«Danzad, malditos»: La dignidad en un paso de baile
Autor: Félix Estaire (a partir de Horace McCoy). Dirección: Alberto Velasco. Intérpretes: R. Pardo, V. Ronda, G. Barrientos, C. del Conde... Naves del Español (Matadero). Hasta el 13 de diciembre de 2015.
Los extenuantes y, muchas veces, humillantes maratones de baile que se organizaban en los tiempos de la Gran Depresión americana son retomados por Félix Estaire como mínima base argumental de «Danzad, Malditos», una libérrima adaptación de la película homónima de Sidney Pollack –basada en un libro de Horace McCoy– que ha sido felizmente recuperada por el Teatro Español tras su fugaz paso por el Frinje. Con este material, el dramaturgo y el director Alberto Velasco han intentado, en un plástico y bonito ejercicio de abstracción, ir más allá de lo concreto y reflexionar sobre la perversión que domina toda suerte de competición cuando se juega con la necesidad y la ilusión de los participantes. La obra se constituye, pues, en una mirada mordaz sobre un modelo competitivo que atañe cada vez más a nuestras vidas y que, demasiadas veces, juega peligrosamente con la idea de hacer a los ganadores personas de primera clase y relegar a los perdedores a un nivel de dignidad inferior; o de «separar –uno de los personajes de la obra– la morralla de la excelencia; la genética prescindible de la imprescindible».
Con este siniestro paradigma como punto de partida y de llegada, «Danzad, malditos» se presenta como un espectáculo de tono melancólico, y aire cabaretero y circense, en el que se dan la mano el teatro, la danza, la música y la «performance»; y en el que, además, esa competición que se censura es puesta en escena de manera real cada día, ya que los personajes, en cada función, pueden resultar al final ganadores o perdedores del maratón de baile en el que participan de acuerdo a los arbitrarios criterios que rigen todo concurso, y que aquí son el dictamen de un presentador, ayudado por los concursantes eliminados, la opinión de un espectador y, por supuesto, y en grandes dosis, el azar.
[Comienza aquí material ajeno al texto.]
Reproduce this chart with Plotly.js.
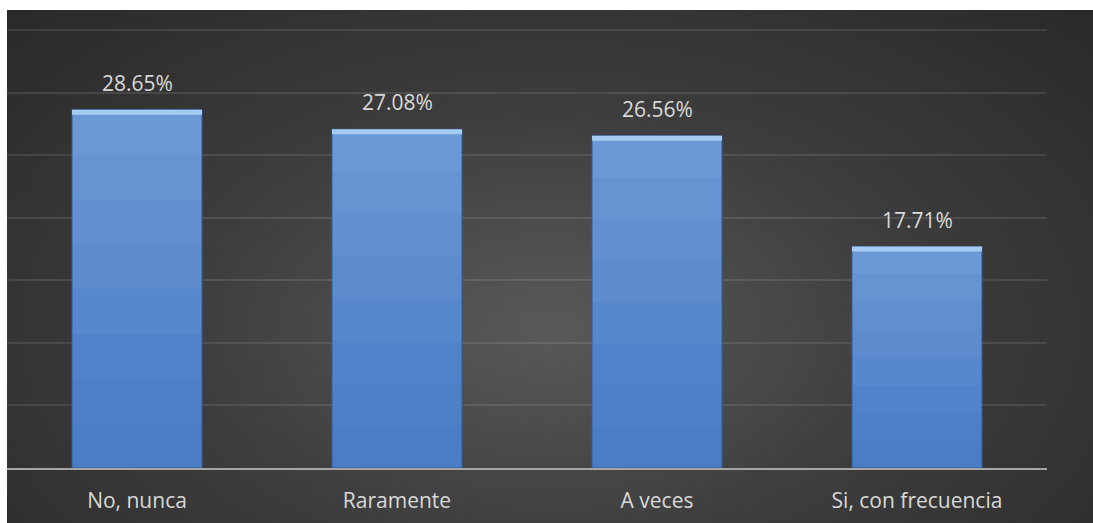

A crear el sombrío clima que envuelve el escenario en el que se desarrolla la «batalla» –como es calificada la competición por el maestro de ceremonias que interpreta con brillantez Rulo Pardo–, contribuyen de manera impecable la decadente escenografía de Alessio Meloni, el inquietante espacio sonoro y lumínico que crean Mariano Marín y David Picazo y el vestuario inefable de Sara Sánchez. Pero quizá no resultaría todo tan convincente, es ese plano simbólico por el que transita la función, si los actores -con la excepción del mencionado Rulo Pardo, que tiene un papel muy específico- no supeditasen generosamente sus trabajos a una idea interpretativa de grupo que viene casi impuesta por la propia estructura conceptual de la obra.